Task statement: Would you copy out the whole listing exactly as given?

Information supplied:
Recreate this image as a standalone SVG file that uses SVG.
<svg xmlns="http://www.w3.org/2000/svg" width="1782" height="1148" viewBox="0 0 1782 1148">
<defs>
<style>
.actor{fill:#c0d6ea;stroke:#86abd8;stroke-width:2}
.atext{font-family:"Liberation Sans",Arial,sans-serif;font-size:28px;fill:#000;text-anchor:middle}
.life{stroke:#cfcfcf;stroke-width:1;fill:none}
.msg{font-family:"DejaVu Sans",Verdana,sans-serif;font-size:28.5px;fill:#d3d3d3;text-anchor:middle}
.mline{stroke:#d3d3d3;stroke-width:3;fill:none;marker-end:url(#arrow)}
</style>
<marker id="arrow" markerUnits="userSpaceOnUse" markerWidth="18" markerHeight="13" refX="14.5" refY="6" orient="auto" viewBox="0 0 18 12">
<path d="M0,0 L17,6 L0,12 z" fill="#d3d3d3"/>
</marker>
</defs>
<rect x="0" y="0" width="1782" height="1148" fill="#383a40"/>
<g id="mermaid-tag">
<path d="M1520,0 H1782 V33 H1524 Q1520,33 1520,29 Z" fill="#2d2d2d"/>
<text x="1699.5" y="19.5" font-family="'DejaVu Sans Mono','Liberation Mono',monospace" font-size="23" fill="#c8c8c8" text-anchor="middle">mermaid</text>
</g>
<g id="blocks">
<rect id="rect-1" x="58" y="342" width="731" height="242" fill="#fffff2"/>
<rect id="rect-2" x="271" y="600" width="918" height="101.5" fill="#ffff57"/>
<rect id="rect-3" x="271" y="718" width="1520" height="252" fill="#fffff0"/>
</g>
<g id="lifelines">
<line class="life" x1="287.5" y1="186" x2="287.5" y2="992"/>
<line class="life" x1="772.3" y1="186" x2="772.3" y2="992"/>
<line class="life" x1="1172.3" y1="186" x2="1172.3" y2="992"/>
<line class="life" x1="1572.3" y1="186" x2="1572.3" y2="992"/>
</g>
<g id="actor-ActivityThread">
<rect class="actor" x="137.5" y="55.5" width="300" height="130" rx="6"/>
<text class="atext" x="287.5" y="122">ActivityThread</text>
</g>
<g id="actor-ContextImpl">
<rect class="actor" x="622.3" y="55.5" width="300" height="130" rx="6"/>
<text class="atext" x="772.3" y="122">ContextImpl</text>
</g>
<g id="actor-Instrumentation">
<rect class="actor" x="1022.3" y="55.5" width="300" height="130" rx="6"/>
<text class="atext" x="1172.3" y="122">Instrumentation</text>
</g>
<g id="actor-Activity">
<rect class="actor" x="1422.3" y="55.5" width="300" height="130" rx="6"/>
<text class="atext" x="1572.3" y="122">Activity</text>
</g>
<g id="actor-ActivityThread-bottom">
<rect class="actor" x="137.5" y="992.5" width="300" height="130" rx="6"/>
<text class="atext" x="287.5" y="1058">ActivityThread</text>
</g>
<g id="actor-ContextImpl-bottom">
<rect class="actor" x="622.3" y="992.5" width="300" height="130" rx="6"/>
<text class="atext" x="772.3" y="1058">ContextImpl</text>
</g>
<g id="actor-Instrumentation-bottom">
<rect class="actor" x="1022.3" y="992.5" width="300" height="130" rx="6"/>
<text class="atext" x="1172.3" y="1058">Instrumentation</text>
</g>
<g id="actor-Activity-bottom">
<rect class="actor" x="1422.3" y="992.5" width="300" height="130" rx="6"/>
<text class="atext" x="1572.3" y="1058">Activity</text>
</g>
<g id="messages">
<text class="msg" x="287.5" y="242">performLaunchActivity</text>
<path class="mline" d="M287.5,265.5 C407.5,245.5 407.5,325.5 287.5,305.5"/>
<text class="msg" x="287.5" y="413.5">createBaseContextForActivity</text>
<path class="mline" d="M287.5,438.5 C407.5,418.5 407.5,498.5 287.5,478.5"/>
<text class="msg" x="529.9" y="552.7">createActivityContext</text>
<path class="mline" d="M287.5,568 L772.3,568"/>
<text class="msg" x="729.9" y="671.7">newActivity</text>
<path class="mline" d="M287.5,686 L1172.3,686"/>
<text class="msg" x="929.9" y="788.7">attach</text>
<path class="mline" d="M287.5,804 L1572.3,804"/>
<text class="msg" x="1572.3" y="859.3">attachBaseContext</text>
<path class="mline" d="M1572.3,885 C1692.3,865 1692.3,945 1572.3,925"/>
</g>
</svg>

Answer below:
Recreate this image as a standalone SVG file that uses SVG.
<svg xmlns="http://www.w3.org/2000/svg" width="1782" height="1148" viewBox="0 0 1782 1148">
<defs>
<style>
.actor{fill:#c0d6ea;stroke:#86abd8;stroke-width:2}
.atext{font-family:"Liberation Sans",Arial,sans-serif;font-size:28px;fill:#000;text-anchor:middle}
.life{stroke:#cfcfcf;stroke-width:1;fill:none}
.msg{font-family:"DejaVu Sans",Verdana,sans-serif;font-size:28.5px;fill:#d3d3d3;text-anchor:middle}
.mline{stroke:#d3d3d3;stroke-width:3;fill:none;marker-end:url(#arrow)}
</style>
<marker id="arrow" markerUnits="userSpaceOnUse" markerWidth="18" markerHeight="13" refX="14.5" refY="6" orient="auto" viewBox="0 0 18 12">
<path d="M0,0 L17,6 L0,12 z" fill="#d3d3d3"/>
</marker>
</defs>
<rect x="0" y="0" width="1782" height="1148" fill="#383a40"/>
<g id="mermaid-tag">
<path d="M1520,0 H1782 V33 H1524 Q1520,33 1520,29 Z" fill="#2d2d2d"/>
<text x="1699.5" y="19.5" font-family="'DejaVu Sans Mono','Liberation Mono',monospace" font-size="23" fill="#c8c8c8" text-anchor="middle">mermaid</text>
</g>
<g id="blocks">
<rect id="rect-1" x="58" y="342" width="731" height="242" fill="#fffff2"/>
<rect id="rect-2" x="271" y="600" width="918" height="101.5" fill="#ffff57"/>
<rect id="rect-3" x="271" y="718" width="1520" height="252" fill="#fffff0"/>
</g>
<g id="lifelines">
<line class="life" x1="287.5" y1="186" x2="287.5" y2="992"/>
<line class="life" x1="772.3" y1="186" x2="772.3" y2="992"/>
<line class="life" x1="1172.3" y1="186" x2="1172.3" y2="992"/>
<line class="life" x1="1572.3" y1="186" x2="1572.3" y2="992"/>
</g>
<g id="actor-ActivityThread">
<rect class="actor" x="137.5" y="55.5" width="300" height="130" rx="6"/>
<text class="atext" x="287.5" y="122">ActivityThread</text>
</g>
<g id="actor-ContextImpl">
<rect class="actor" x="622.3" y="55.5" width="300" height="130" rx="6"/>
<text class="atext" x="772.3" y="122">ContextImpl</text>
</g>
<g id="actor-Instrumentation">
<rect class="actor" x="1022.3" y="55.5" width="300" height="130" rx="6"/>
<text class="atext" x="1172.3" y="122">Instrumentation</text>
</g>
<g id="actor-Activity">
<rect class="actor" x="1422.3" y="55.5" width="300" height="130" rx="6"/>
<text class="atext" x="1572.3" y="122">Activity</text>
</g>
<g id="actor-ActivityThread-bottom">
<rect class="actor" x="137.5" y="992.5" width="300" height="130" rx="6"/>
<text class="atext" x="287.5" y="1058">ActivityThread</text>
</g>
<g id="actor-ContextImpl-bottom">
<rect class="actor" x="622.3" y="992.5" width="300" height="130" rx="6"/>
<text class="atext" x="772.3" y="1058">ContextImpl</text>
</g>
<g id="actor-Instrumentation-bottom">
<rect class="actor" x="1022.3" y="992.5" width="300" height="130" rx="6"/>
<text class="atext" x="1172.3" y="1058">Instrumentation</text>
</g>
<g id="actor-Activity-bottom">
<rect class="actor" x="1422.3" y="992.5" width="300" height="130" rx="6"/>
<text class="atext" x="1572.3" y="1058">Activity</text>
</g>
<g id="messages">
<text class="msg" x="287.5" y="242">performLaunchActivity</text>
<path class="mline" d="M287.5,265.5 C407.5,245.5 407.5,325.5 287.5,305.5"/>
<text class="msg" x="287.5" y="413.5">createBaseContextForActivity</text>
<path class="mline" d="M287.5,438.5 C407.5,418.5 407.5,498.5 287.5,478.5"/>
<text class="msg" x="529.9" y="552.7">createActivityContext</text>
<path class="mline" d="M287.5,568 L772.3,568"/>
<text class="msg" x="729.9" y="671.7">newActivity</text>
<path class="mline" d="M287.5,686 L1172.3,686"/>
<text class="msg" x="929.9" y="788.7">attach</text>
<path class="mline" d="M287.5,804 L1572.3,804"/>
<text class="msg" x="1572.3" y="859.3">attachBaseContext</text>
<path class="mline" d="M1572.3,885 C1692.3,865 1692.3,945 1572.3,925"/>
</g>
</svg>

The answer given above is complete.